> **TASK TO CARRY OUT**
Copy the data that follows exactly. Include no pictures.

> **RECORDED INFORMATION**
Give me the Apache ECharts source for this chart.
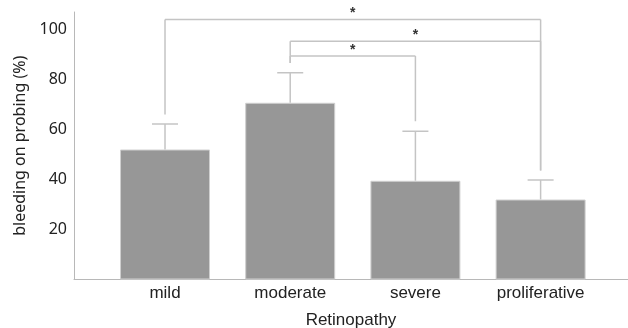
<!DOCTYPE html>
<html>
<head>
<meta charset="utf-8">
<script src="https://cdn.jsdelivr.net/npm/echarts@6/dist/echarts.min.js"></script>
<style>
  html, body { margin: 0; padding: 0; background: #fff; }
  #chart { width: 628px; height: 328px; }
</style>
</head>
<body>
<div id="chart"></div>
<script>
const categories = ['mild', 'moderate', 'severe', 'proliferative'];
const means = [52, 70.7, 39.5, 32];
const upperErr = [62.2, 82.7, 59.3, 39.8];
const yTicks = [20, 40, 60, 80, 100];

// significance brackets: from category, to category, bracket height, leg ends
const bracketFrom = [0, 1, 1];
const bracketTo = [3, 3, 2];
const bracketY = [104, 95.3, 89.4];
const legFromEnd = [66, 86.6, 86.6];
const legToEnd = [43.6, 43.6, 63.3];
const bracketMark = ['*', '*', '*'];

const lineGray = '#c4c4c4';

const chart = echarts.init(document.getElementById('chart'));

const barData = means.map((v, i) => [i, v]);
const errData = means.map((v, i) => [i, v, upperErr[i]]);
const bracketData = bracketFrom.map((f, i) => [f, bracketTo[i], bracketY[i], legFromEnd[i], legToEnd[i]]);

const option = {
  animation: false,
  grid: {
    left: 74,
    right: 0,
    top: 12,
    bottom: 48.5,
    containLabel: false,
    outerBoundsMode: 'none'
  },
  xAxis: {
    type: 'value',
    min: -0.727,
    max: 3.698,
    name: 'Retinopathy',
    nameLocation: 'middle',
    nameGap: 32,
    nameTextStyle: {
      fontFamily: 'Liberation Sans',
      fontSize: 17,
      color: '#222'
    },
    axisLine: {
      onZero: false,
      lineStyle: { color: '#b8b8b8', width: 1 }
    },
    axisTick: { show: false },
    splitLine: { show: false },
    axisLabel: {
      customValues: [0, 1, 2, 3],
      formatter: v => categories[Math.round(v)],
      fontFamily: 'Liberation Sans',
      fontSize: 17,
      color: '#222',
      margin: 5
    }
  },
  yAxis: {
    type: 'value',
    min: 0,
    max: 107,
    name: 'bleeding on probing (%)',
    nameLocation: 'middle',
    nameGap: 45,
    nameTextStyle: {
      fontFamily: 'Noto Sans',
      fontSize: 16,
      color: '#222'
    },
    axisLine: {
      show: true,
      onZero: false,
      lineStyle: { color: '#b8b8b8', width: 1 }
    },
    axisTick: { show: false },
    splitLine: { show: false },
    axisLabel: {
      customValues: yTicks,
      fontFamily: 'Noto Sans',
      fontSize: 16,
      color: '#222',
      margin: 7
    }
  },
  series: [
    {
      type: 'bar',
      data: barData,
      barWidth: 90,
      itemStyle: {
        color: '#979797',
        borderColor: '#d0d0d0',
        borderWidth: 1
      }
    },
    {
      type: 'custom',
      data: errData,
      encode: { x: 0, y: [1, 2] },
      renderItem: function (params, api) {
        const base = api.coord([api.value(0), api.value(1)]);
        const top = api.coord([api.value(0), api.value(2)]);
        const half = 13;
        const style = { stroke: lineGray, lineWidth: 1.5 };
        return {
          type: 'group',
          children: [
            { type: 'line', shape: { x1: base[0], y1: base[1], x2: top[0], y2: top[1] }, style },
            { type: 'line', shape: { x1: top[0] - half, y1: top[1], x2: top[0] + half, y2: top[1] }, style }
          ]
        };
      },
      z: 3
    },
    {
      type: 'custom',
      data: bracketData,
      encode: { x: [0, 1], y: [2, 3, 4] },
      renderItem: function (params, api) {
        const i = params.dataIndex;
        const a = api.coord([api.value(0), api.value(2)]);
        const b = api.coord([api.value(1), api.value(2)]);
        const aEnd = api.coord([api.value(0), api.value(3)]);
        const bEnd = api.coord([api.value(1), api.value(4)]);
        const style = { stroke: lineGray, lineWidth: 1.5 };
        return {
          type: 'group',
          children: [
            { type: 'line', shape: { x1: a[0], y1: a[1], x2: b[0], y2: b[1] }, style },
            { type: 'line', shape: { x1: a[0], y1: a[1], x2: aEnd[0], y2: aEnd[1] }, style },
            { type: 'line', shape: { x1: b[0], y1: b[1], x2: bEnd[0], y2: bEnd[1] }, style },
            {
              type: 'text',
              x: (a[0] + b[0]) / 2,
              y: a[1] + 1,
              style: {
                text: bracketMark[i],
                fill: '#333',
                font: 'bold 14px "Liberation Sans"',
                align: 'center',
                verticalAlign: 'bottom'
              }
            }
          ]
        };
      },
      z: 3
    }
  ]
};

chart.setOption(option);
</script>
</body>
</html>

> **SOLUTION**
Give me the Apache ECharts source for this chart.
<!DOCTYPE html>
<html>
<head>
<meta charset="utf-8">
<script src="https://cdn.jsdelivr.net/npm/echarts@6/dist/echarts.min.js"></script>
<style>
  html, body { margin: 0; padding: 0; background: #fff; }
  #chart { width: 628px; height: 328px; }
</style>
</head>
<body>
<div id="chart"></div>
<script>
const categories = ['mild', 'moderate', 'severe', 'proliferative'];
const means = [52, 70.7, 39.5, 32];
const upperErr = [62.2, 82.7, 59.3, 39.8];
const yTicks = [20, 40, 60, 80, 100];

// significance brackets: from category, to category, bracket height, leg ends
const bracketFrom = [0, 1, 1];
const bracketTo = [3, 3, 2];
const bracketY = [104, 95.3, 89.4];
const legFromEnd = [66, 86.6, 86.6];
const legToEnd = [43.6, 43.6, 63.3];
const bracketMark = ['*', '*', '*'];

const lineGray = '#c4c4c4';

const chart = echarts.init(document.getElementById('chart'));

const barData = means.map((v, i) => [i, v]);
const errData = means.map((v, i) => [i, v, upperErr[i]]);
const bracketData = bracketFrom.map((f, i) => [f, bracketTo[i], bracketY[i], legFromEnd[i], legToEnd[i]]);

const option = {
  animation: false,
  grid: {
    left: 74,
    right: 0,
    top: 12,
    bottom: 48.5,
    containLabel: false,
    outerBoundsMode: 'none'
  },
  xAxis: {
    type: 'value',
    min: -0.727,
    max: 3.698,
    name: 'Retinopathy',
    nameLocation: 'middle',
    nameGap: 32,
    nameTextStyle: {
      fontFamily: 'Liberation Sans',
      fontSize: 17,
      color: '#222'
    },
    axisLine: {
      onZero: false,
      lineStyle: { color: '#b8b8b8', width: 1 }
    },
    axisTick: { show: false },
    splitLine: { show: false },
    axisLabel: {
      customValues: [0, 1, 2, 3],
      formatter: v => categories[Math.round(v)],
      fontFamily: 'Liberation Sans',
      fontSize: 17,
      color: '#222',
      margin: 5
    }
  },
  yAxis: {
    type: 'value',
    min: 0,
    max: 107,
    name: 'bleeding on probing (%)',
    nameLocation: 'middle',
    nameGap: 45,
    nameTextStyle: {
      fontFamily: 'Noto Sans',
      fontSize: 16,
      color: '#222'
    },
    axisLine: {
      show: true,
      onZero: false,
      lineStyle: { color: '#b8b8b8', width: 1 }
    },
    axisTick: { show: false },
    splitLine: { show: false },
    axisLabel: {
      customValues: yTicks,
      fontFamily: 'Noto Sans',
      fontSize: 16,
      color: '#222',
      margin: 7
    }
  },
  series: [
    {
      type: 'bar',
      data: barData,
      barWidth: 90,
      itemStyle: {
        color: '#979797',
        borderColor: '#d0d0d0',
        borderWidth: 1
      }
    },
    {
      type: 'custom',
      data: errData,
      encode: { x: 0, y: [1, 2] },
      renderItem: function (params, api) {
        const base = api.coord([api.value(0), api.value(1)]);
        const top = api.coord([api.value(0), api.value(2)]);
        const half = 13;
        const style = { stroke: lineGray, lineWidth: 1.5 };
        return {
          type: 'group',
          children: [
            { type: 'line', shape: { x1: base[0], y1: base[1], x2: top[0], y2: top[1] }, style },
            { type: 'line', shape: { x1: top[0] - half, y1: top[1], x2: top[0] + half, y2: top[1] }, style }
          ]
        };
      },
      z: 3
    },
    {
      type: 'custom',
      data: bracketData,
      encode: { x: [0, 1], y: [2, 3, 4] },
      renderItem: function (params, api) {
        const i = params.dataIndex;
        const a = api.coord([api.value(0), api.value(2)]);
        const b = api.coord([api.value(1), api.value(2)]);
        const aEnd = api.coord([api.value(0), api.value(3)]);
        const bEnd = api.coord([api.value(1), api.value(4)]);
        const style = { stroke: lineGray, lineWidth: 1.5 };
        return {
          type: 'group',
          children: [
            { type: 'line', shape: { x1: a[0], y1: a[1], x2: b[0], y2: b[1] }, style },
            { type: 'line', shape: { x1: a[0], y1: a[1], x2: aEnd[0], y2: aEnd[1] }, style },
            { type: 'line', shape: { x1: b[0], y1: b[1], x2: bEnd[0], y2: bEnd[1] }, style },
            {
              type: 'text',
              x: (a[0] + b[0]) / 2,
              y: a[1] + 1,
              style: {
                text: bracketMark[i],
                fill: '#333',
                font: 'bold 14px "Liberation Sans"',
                align: 'center',
                verticalAlign: 'bottom'
              }
            }
          ]
        };
      },
      z: 3
    }
  ]
};

chart.setOption(option);
</script>
</body>
</html>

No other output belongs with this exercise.